Small smaller smallest is an endearing exhibition at the Emerald Hill Heritage Centre in South Melbourne. People living in Port Phillip were invited ‘to share treasured miniatures, knick knacks and ornaments’ for an exhibition for Seniors Week.

Stories as tender as new asparagus were told at the exhibition opening. Those small, inanimate objects on display are the repository of worlds of memory, place and feeling. They are the vessels from farthest childhood where memories are still clear and fresh, and reminders of travels in far off places where memory and imagination combine.

Souvenir. Remember.

Souvenir and souvenirs came together sweetly at Small smaller smallest.

Souvenirs have become dissociated from this richness. Instead they are associated with tackiness, cheapness.

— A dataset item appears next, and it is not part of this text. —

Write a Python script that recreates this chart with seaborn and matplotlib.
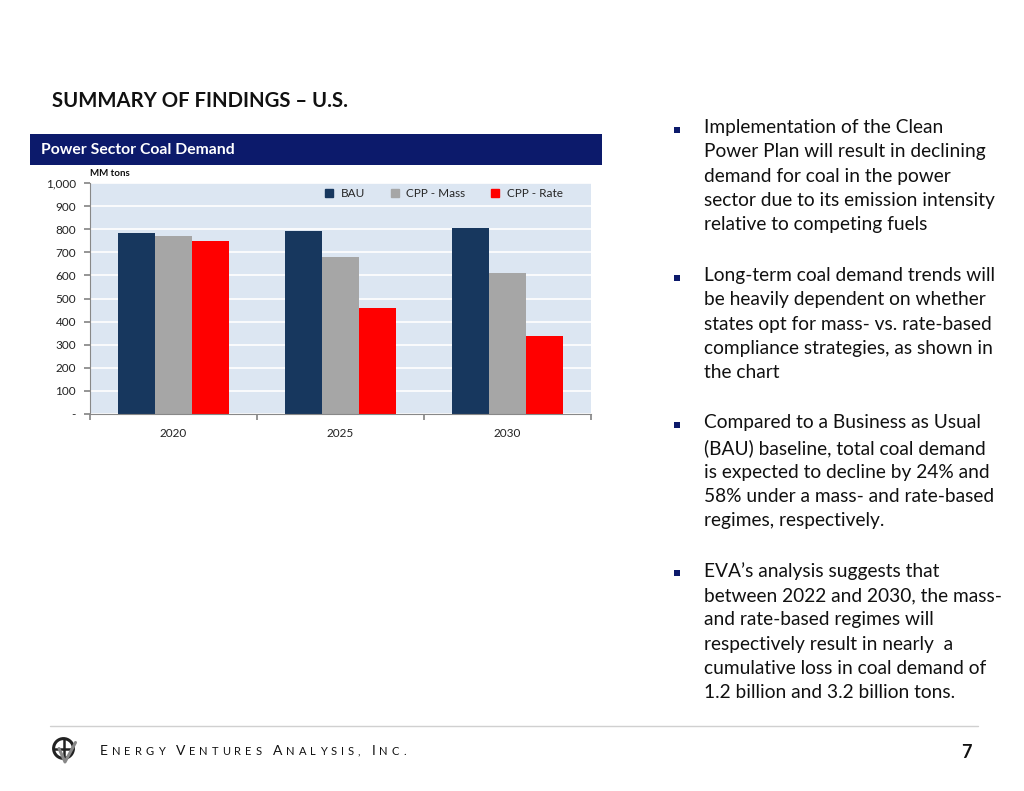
import matplotlib
matplotlib.use("Agg")
import matplotlib.pyplot as plt
from matplotlib.patches import Rectangle, Circle
from matplotlib.lines import Line2D
import matplotlib.ticker as mticker
import seaborn as sns
import pandas as pd

years = ["2020", "2025", "2030"]
series = ["BAU", "CPP - Mass", "CPP - Rate"]
bau = [785, 792, 805]
cpp_mass = [772, 680, 612]
cpp_rate = [749, 459, 338]
colors = ["#17375e", "#a6a6a6", "#ff0000"]

bullets = [
    "Implementation of the Clean\nPower Plan will result in declining\ndemand for coal in the power\nsector due to its emission intensity\nrelative to competing fuels",
    "Long-term coal demand trends will\nbe heavily dependent on whether\nstates opt for mass- vs. rate-based\ncompliance strategies, as shown in\nthe chart",
    "Compared to a Business as Usual\n(BAU) baseline, total coal demand\nis expected to decline by 24% and\n58% under a mass- and rate-based\nregimes, respectively.",
    "EVA\u2019s analysis suggests that\nbetween 2022 and 2030, the mass-\nand rate-based regimes will\nrespectively result in nearly  a\ncumulative loss in coal demand of\n1.2 billion and 3.2 billion tons.",
]

rows = []
for i, y in enumerate(years):
    rows.append((y, series[0], bau[i]))
    rows.append((y, series[1], cpp_mass[i]))
    rows.append((y, series[2], cpp_rate[i]))
df = pd.DataFrame(rows, columns=["year", "scenario", "value"])

sns.set_theme(style="white")
plt.rcParams["font.family"] = ["Lato", "DejaVu Sans"]

W, H = 1024, 791
fig = plt.figure(figsize=(W / 100, H / 100), dpi=100)
fig.patch.set_facecolor("white")

def fx(px):
    return px / W

def fy(py):
    return 1 - py / H

ax = fig.add_axes([fx(90), fy(414), fx(591) - fx(90), fy(183) - fy(414)])
ax.set_facecolor("#dce6f2")
sns.barplot(data=df, x="year", y="value", hue="scenario", palette=colors,
            width=0.66, ax=ax, saturation=1, linewidth=0, legend=False)
ax.set_ylim(0, 1000)
ax.set_xlim(-0.5, 2.5)
ax.set_yticks(range(0, 1001, 100))
ax.yaxis.set_major_formatter(mticker.FuncFormatter(lambda v, p: "-" if v == 0 else f"{int(v):,}"))
ax.grid(axis="y", color="white", linewidth=1.2)
ax.set_axisbelow(True)
ax.set_xlabel("")
ax.set_ylabel("")
for s in ["top", "right"]:
    ax.spines[s].set_visible(False)
for s in ["left", "bottom"]:
    ax.spines[s].set_color("#888888")
    ax.spines[s].set_linewidth(0.8)
ax.set_xticks([-0.5, 0.5, 1.5, 2.5], minor=False)
ax.set_xticklabels([])
ax.set_xticks([0, 1, 2], minor=True)
ax.set_xticklabels(years, minor=True)
ax.tick_params(axis="x", which="major", length=4, color="#888888", direction="out", bottom=True)
ax.tick_params(axis="x", which="minor", length=0, labelsize=8.5, pad=10, labelcolor="#222222")
ax.tick_params(axis="y", length=4, color="#888888", direction="out", left=True, labelsize=8.5,
               labelcolor="#222222", pad=6)

handles = [Line2D([], [], marker="s", linestyle="none", markersize=6, color=c) for c in colors]
leg = ax.legend(handles, series, loc="upper right", ncol=3, frameon=False,
                fontsize=8.5, handletextpad=0.0, columnspacing=1.5,
                bbox_to_anchor=(0.965, 1.025))

# MM tons label
fig.text(fx(90), fy(173), "MM tons", fontsize=7, fontweight="bold", ha="left", va="center", color="#111111")

# header bar
fig.patches.append(Rectangle((fx(30), fy(165)), fx(602) - fx(30), fy(134) - fy(165),
                             transform=fig.transFigure, facecolor="#0c1a6b", edgecolor="none"))
fig.text(fx(41), fy(150), "Power Sector Coal Demand", fontsize=11.3, fontweight="bold",
         color="white", ha="left", va="center")

# title
fig.text(fx(52), fy(101), "SUMMARY OF FINDINGS \u2013 U.S.", fontsize=14.6, fontweight="bold",
         color="#111111", ha="left", va="center")

# bullets
bullet_tops = [127, 275, 422, 570]
for top, txt in zip(bullet_tops, bullets):
    fig.patches.append(Rectangle((fx(674), fy(top + 6)), fx(6), 6 / H, transform=fig.transFigure,
                                 facecolor="#0c1a6b", edgecolor="none"))
    fig.text(fx(704), fy(top - 8), txt, fontsize=13.8, color="#111111", ha="left", va="top",
             linespacing=1.52)

# footer line
fig.add_artist(Line2D([fx(50), fx(978)], [fy(726), fy(726)], transform=fig.transFigure,
                      color="#d0d0d0", linewidth=1))

# footer small caps text
renderer = fig.canvas.get_renderer()
words = ["ENERGY", "VENTURES", "ANALYSIS,", "INC."]
xpos = 100.0
for w in words:
    for i, ch in enumerate(w):
        size = 10 if i == 0 else 8
        t = fig.text(fx(xpos), fy(755), ch, fontsize=size, color="#111111", ha="left", va="baseline")
        bb = t.get_window_extent(renderer=renderer)
        xpos += bb.width + 4.0
    xpos += 7

# logo approximation
lax = fig.add_axes([fx(50), fy(765), fx(30), 30 / H])
lax.set_xlim(0, 1)
lax.set_ylim(0, 1)
lax.axis("off")
lax.add_patch(Circle((0.45, 0.55), 0.33, fill=False, linewidth=2.2, color="#222222"))
lax.plot([0.45, 0.45], [0.22, 0.88], color="#222222", linewidth=1.8)
lax.plot([0.12, 0.78], [0.55, 0.55], color="#222222", linewidth=1.8)
lax.plot([0.3, 0.5, 0.85], [0.55, 0.1, 0.75], color="#888888", linewidth=2.2)

# page number
fig.text(fx(966), fy(752), "7", fontsize=13, fontweight="bold", color="#111111", ha="center", va="center")

fig.savefig("out.png", dpi=100)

Several people said they had spent more on their special object than they intended. They had to buy it. A salt and pepper set featuring lawn bowlers was an irresistible connection to her parents for one contributor.

Salt and pepper combinations offered endless scope for decoration and interpretation. Now these are more likely to be found in op shops and antique shops than on dinner tables.

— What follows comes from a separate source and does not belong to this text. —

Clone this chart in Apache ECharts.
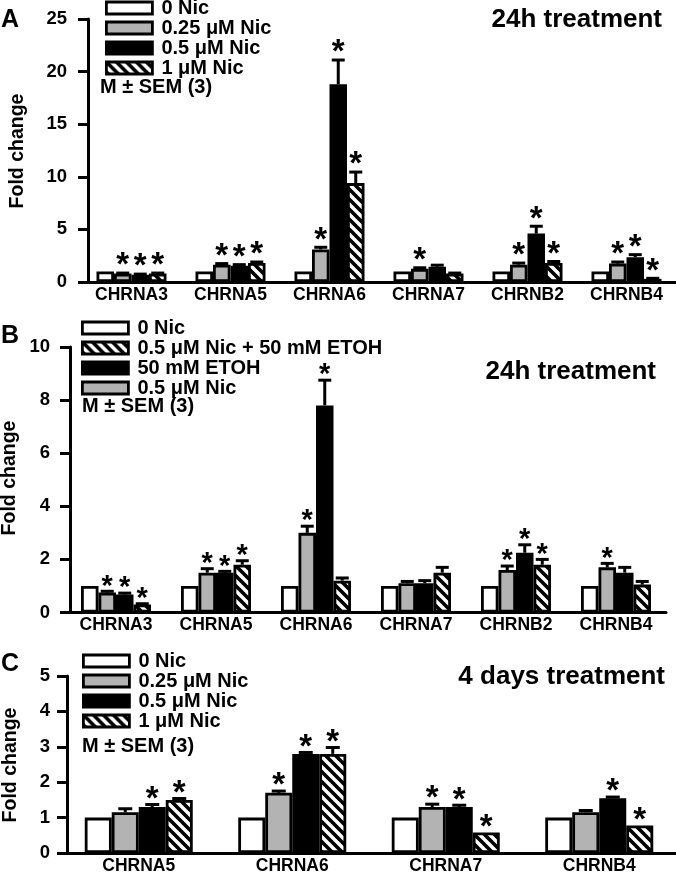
<!DOCTYPE html>
<html>
<head>
<meta charset="utf-8">
<script src="https://cdn.jsdelivr.net/npm/echarts@6/dist/echarts.min.js"></script>
<style>
html,body{margin:0;padding:0;background:#fff;}
#chart{width:676px;height:875px;}
</style>
</head>
<body>
<div id="chart"></div>
<script>
// ---------- DATA ----------
// Panel A (24h treatment)
const catsA = ['CHRNA3','CHRNA5','CHRNA6','CHRNA7','CHRNB2','CHRNB4'];
const namesA = ['0 Nic','0.25 μM Nic','0.5 μM Nic','1 μM Nic'];
const valA0   = [1, 1, 1, 1, 1, 1];
const valA025 = [0.8, 1.65, 3.1, 1.25, 1.65, 1.75];
const valA05  = [0.7, 1.55, 18.8, 1.45, 4.6, 2.35];
const valA1   = [0.8, 1.8, 9.4, 0.8, 1.8, 0.3];
const errA0   = [0, 0, 0, 0, 0, 0];
const errA025 = [0.05, 0.1, 0.2, 0.1, 0.15, 0.15];
const errA05  = [0.05, 0.1, 2.3, 0.15, 0.7, 0.25];
const errA1   = [0.05, 0.1, 1.05, 0.05, 0.15, 0.05];
const sigA0   = [0, 0, 0, 0, 0, 0];
const sigA025 = [1, 1, 1, 1, 1, 1];
const sigA05  = [1, 1, 1, 0, 1, 1];
const sigA1   = [1, 1, 1, 0, 1, 1];

// Panel B (24h treatment, ETOH)
const catsB = ['CHRNA3','CHRNA5','CHRNA6','CHRNA7','CHRNB2','CHRNB4'];
const namesB = ['0 Nic','0.5 μM Nic','50 mM ETOH','0.5 μM Nic + 50 mM ETOH']; // bar order
const legendOrderB = ['0 Nic','0.5 μM Nic + 50 mM ETOH','50 mM ETOH','0.5 μM Nic'];
const valB0    = [1, 1, 1, 1, 1, 1];
const valBNic  = [0.75, 1.5, 3.0, 1.1, 1.6, 1.7];
const valBEtoh = [0.68, 1.5, 7.8, 1.1, 2.25, 1.5];
const valBMix  = [0.3, 1.8, 1.2, 1.5, 1.8, 1.05];
const errB0    = [0, 0, 0, 0, 0, 0];
const errBNic  = [0.05, 0.15, 0.25, 0.07, 0.15, 0.15];
const errBEtoh = [0.05, 0.05, 0.95, 0.1, 0.3, 0.2];
const errBMix  = [0.03, 0.15, 0.1, 0.2, 0.2, 0.12];
const sigB0    = [0, 0, 0, 0, 0, 0];
const sigBNic  = [1, 1, 1, 0, 1, 1];
const sigBEtoh = [1, 1, 1, 0, 1, 0];
const sigBMix  = [1, 1, 0, 0, 1, 0];

// Panel C (4 days treatment)
const catsC = ['CHRNA5','CHRNA6','CHRNA7','CHRNB4'];
const namesC = ['0 Nic','0.25 μM Nic','0.5 μM Nic','1 μM Nic'];
const valC0   = [1, 1, 1, 1];
const valC025 = [1.15, 1.7, 1.3, 1.15];
const valC05  = [1.3, 2.8, 1.3, 1.55];
const valC1   = [1.5, 2.8, 0.58, 0.78];
const errC0   = [0, 0, 0, 0];
const errC025 = [0.1, 0.05, 0.08, 0.05];
const errC05  = [0.07, 0.04, 0.05, 0.03];
const errC1   = [0.04, 0.18, 0, 0];
const sigC0   = [0, 0, 0, 0];
const sigC025 = [0, 1, 1, 0];
const sigC05  = [1, 1, 1, 1];
const sigC1   = [1, 1, 1, 1];

const ticksA = {min: 0, max: 25, interval: 5};
const ticksB = {min: 0, max: 10, interval: 2};
const ticksC = {min: 0, max: 5, interval: 1};

// ---------- STYLE ----------
const FONT = '"Liberation Sans", Arial, Helvetica, sans-serif';
function hatchCanvas() {
  const s = 10;
  const c = document.createElement('canvas');
  c.width = s; c.height = s;
  const g = c.getContext('2d');
  g.fillStyle = '#fff'; g.fillRect(0, 0, s, s);
  g.strokeStyle = '#000'; g.lineWidth = 3.6; g.lineCap = 'square';
  g.beginPath();
  [-s, 0, s].forEach(k => { g.moveTo(k, 0); g.lineTo(k + s, s); });
  g.stroke();
  return c;
}
const HATCH = {image: hatchCanvas(), repeat: 'repeat'};
const WHITE = '#ffffff', GRAY = '#b3b3b3', BLACK = '#000000';

const panels = [
  {key: 'A', cats: catsA, ticks: ticksA, barW: 17.5, grid: {left: 82, width: 600, top: 19, height: 263}, yOffset: -6, labelMargin: 21,
   starFont: 33, starGap: 15, cap: 6.5,
   groups: [
     {name: namesA[0], v: valA0, e: errA0, s: sigA0, c: WHITE},
     {name: namesA[1], v: valA025, e: errA025, s: sigA025, c: GRAY},
     {name: namesA[2], v: valA05, e: errA05, s: sigA05, c: BLACK},
     {name: namesA[3], v: valA1, e: errA1, s: sigA1, c: HATCH}
   ], legendNames: namesA, legendPos: {left: 105, top: -2}},
  {key: 'B', cats: catsB, ticks: ticksB, barW: 17.5, grid: {left: 66, width: 600, top: 347, height: 265.5}, yOffset: -4, labelMargin: 20,
   starFont: 29, starGap: 12, cap: 6.5,
   groups: [
     {name: namesB[0], v: valB0, e: errB0, s: sigB0, c: WHITE},
     {name: namesB[1], v: valBNic, e: errBNic, s: sigBNic, c: GRAY},
     {name: namesB[2], v: valBEtoh, e: errBEtoh, s: sigBEtoh, c: BLACK},
     {name: namesB[3], v: valBMix, e: errBMix, s: sigBMix, c: HATCH}
   ], legendNames: legendOrderB, legendPos: {left: 81, top: 318}},
  {key: 'C', cats: catsC, ticks: ticksC, barW: 27, grid: {left: 62, width: 621, top: 676, height: 178}, yOffset: -5, labelMargin: 17,
   starFont: 33, starGap: 13, cap: 7,
   groups: [
     {name: namesC[0], v: valC0, e: errC0, s: sigC0, c: WHITE},
     {name: namesC[1], v: valC025, e: errC025, s: sigC025, c: GRAY},
     {name: namesC[2], v: valC05, e: errC05, s: sigC05, c: BLACK},
     {name: namesC[3], v: valC1, e: errC1, s: sigC1, c: HATCH}
   ], legendNames: namesC, legendPos: {left: 82, top: 651}}
];

const grids = [], xAxes = [], yAxes = [], series = [], legends = [];

panels.forEach((p, pi) => {
  grids.push(Object.assign({containLabel: false}, p.grid));
  xAxes.push({
    type: 'category', gridIndex: pi, data: p.cats, boundaryGap: true,
    axisLine: {show: true, onZero: false, lineStyle: {color: '#000', width: 3}},
    axisTick: {show: false},
    axisLabel: {color: '#000', fontSize: 17.5, fontWeight: 'bold', fontFamily: FONT, margin: 4, interval: 0},
    splitLine: {show: false}
  });
  yAxes.push({
    type: 'value', gridIndex: pi, min: p.ticks.min, max: p.ticks.max, interval: p.ticks.interval,
    offset: p.yOffset,
    axisLine: {show: true, lineStyle: {color: '#000', width: 3}},
    axisTick: {show: true, inside: false, length: 10, lineStyle: {color: '#000', width: 3}},
    axisLabel: {color: '#000', fontSize: 18.5, fontWeight: 'bold', fontFamily: FONT, margin: p.labelMargin},
    splitLine: {show: false}
  });
  const n = p.groups.length;
  p.groups.forEach((g, gi) => {
    series.push({
      type: 'bar', name: p.key + '|' + g.name, xAxisIndex: pi, yAxisIndex: pi,
      data: g.v, barWidth: p.barW, barGap: '0%',
      itemStyle: {color: g.c, borderColor: '#000', borderWidth: 2.8},
      emphasis: {disabled: true}, z: 2
    });
    const offs = (gi - (n - 1) / 2) * p.barW;
    series.push({
      type: 'custom', name: 'err' + p.key + gi, xAxisIndex: pi, yAxisIndex: pi, z: 5,
      data: g.v.map((v, i) => [i, v, g.e[i], g.s[i]]),
      encode: {x: 0, y: 1},
      silent: true,
      renderItem: function (params, api) {
        const ci = api.value(0), v = api.value(1), e = api.value(2), s = api.value(3);
        const base = api.coord([ci, v]);
        const top = api.coord([ci, v + e]);
        const x = base[0] + offs;
        const ch = [];
        if (e > 0) {
          ch.push({type: 'line', shape: {x1: x, y1: base[1], x2: x, y2: top[1]}, style: {stroke: '#000', lineWidth: 3}});
          ch.push({type: 'line', shape: {x1: x - p.cap, y1: top[1], x2: x + p.cap, y2: top[1]}, style: {stroke: '#000', lineWidth: 3}});
        }
        if (s) {
          ch.push({type: 'text', x: x, y: top[1] - p.starGap + 0.25 * p.starFont,
            style: {text: '*', fill: '#000', fontSize: p.starFont, fontWeight: 'bold', fontFamily: FONT, align: 'center', verticalAlign: 'middle'}});
        }
        return {type: 'group', children: ch};
      }
    });
  });
  legends.push({
    data: p.legendNames.map(nm => p.key + '|' + nm),
    formatter: name => name.split('|')[1],
    orient: 'vertical', left: p.legendPos.left, top: p.legendPos.top, padding: 0,
    icon: 'rect', itemWidth: 46, itemHeight: 12, itemGap: 0, selectedMode: false,
    itemStyle: {borderColor: '#000', borderWidth: 2.8},
    textStyle: {color: '#000', fontSize: 20, fontWeight: 'bold', fontFamily: FONT, lineHeight: 19.5, padding: [0, 0, 0, 4]}
  });
});

function txt(text, x, y, size, align, rot) {
  return {type: 'text', x: x, y: y, rotation: rot || 0,
    style: {text: text, fill: '#000', fontSize: size, fontWeight: 'bold', fontFamily: FONT, align: align || 'left', verticalAlign: 'middle'}};
}
const graphics = [
  txt('A', 1, 20, 25), txt('B', 1, 336, 25), txt('C', 1, 664, 25),
  txt('24h treatment', 662, 19.5, 26, 'right'),
  txt('24h treatment', 656, 372, 26, 'right'),
  txt('4 days treatment', 665, 677, 26, 'right'),
  txt('M ± SEM (3)', 100, 87, 20), txt('M ± SEM (3)', 82, 406, 20), txt('M ± SEM (3)', 82, 746, 20),
  txt('Fold change', 18, 151, 19.5, 'center', Math.PI / 2),
  txt('Fold change', 10, 478, 19.5, 'center', Math.PI / 2),
  txt('Fold change', 11, 765, 19.5, 'center', Math.PI / 2)
];

const chart = echarts.init(document.getElementById('chart'), null, {renderer: 'canvas'});
chart.setOption({
  animation: false,
  backgroundColor: '#fff',
  grid: grids, xAxis: xAxes, yAxis: yAxes, series: series, legend: legends,
  graphic: graphics
});
</script>
</body>
</html>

A guerilla public art installation based on salt and pepper sets appeared briefly on the Port Melbourne foreshore in January 2015 which before disappearing from view.

Ornaments do not fit comfortably into the minimal Marie Kondo household and workspace. Such a contrast with the glass doored cabinet dedicated solely to the housing and displaying of ornaments with a back story that we were allowed to look at but not to touch.

Do you have a place for the display of treasured objects? Do you change them from time to time? I contributed this giraffe to the exhibition. It takes me back to my South African birthplace.

The curated shelf

The Mission to Seafarers let supporters know that five seafarers lost their lives and several others were missing when Panamanian cargo ship Jie De sank in Tokyo Bay in Typhoon Hagibis. The crew was made up of men from Myanmar, Vietnam and China.

It’s hard to believe that those vast container ships passing on the horizon are still vulnerable to the ocean. Seafarers may also experience day to day loneliness and vulnerability from being away from their families for months, sometimes years at a time, sometimes getting to know their children over the phone.

This is where the Mission to Seafarers helps, and invites us to help too, to become more connected with the lives of seafarers.

The Mission asks us, in early December, to contribute to their Christmas appeal with personal toiletry items, small gifts and some small Australian souvenirs such as fridge magnets, caps, key rings, or perhaps even a small soft kangaroo or koala.

It would give a reason to visit or re-visit the Mission at 717 Flinders St where extensive restoration work has recently been completed. I was apprehensive that the charm and character of the building would be lost in the restoration. Not at all! Electrical wiring that had been visible is now concealed. The floor is now sound. The new carpet is all the shades of the sea. You’d hardly know that the work had been done yet there is an air of freshness through the building.

Notes from an exhibition

Small, smaller, smallest is on until the end of January at the Emerald Hill Heritage Centre, 195 Bank St, South Melbourne

Objects brought from home often when there was little room in the suitcase are poignant reminders of the country, cultural traditions and family left behind and here are matched with souvenirs more recently collected that connect their owners to the here and now, as a happy acknowledgement of home.

Objects collected as mementos of travel and significant experiences catapult us back in time and space to great memories. Precious childhood toys that have miraculously survived into adulthood form a continuum from our past to our present.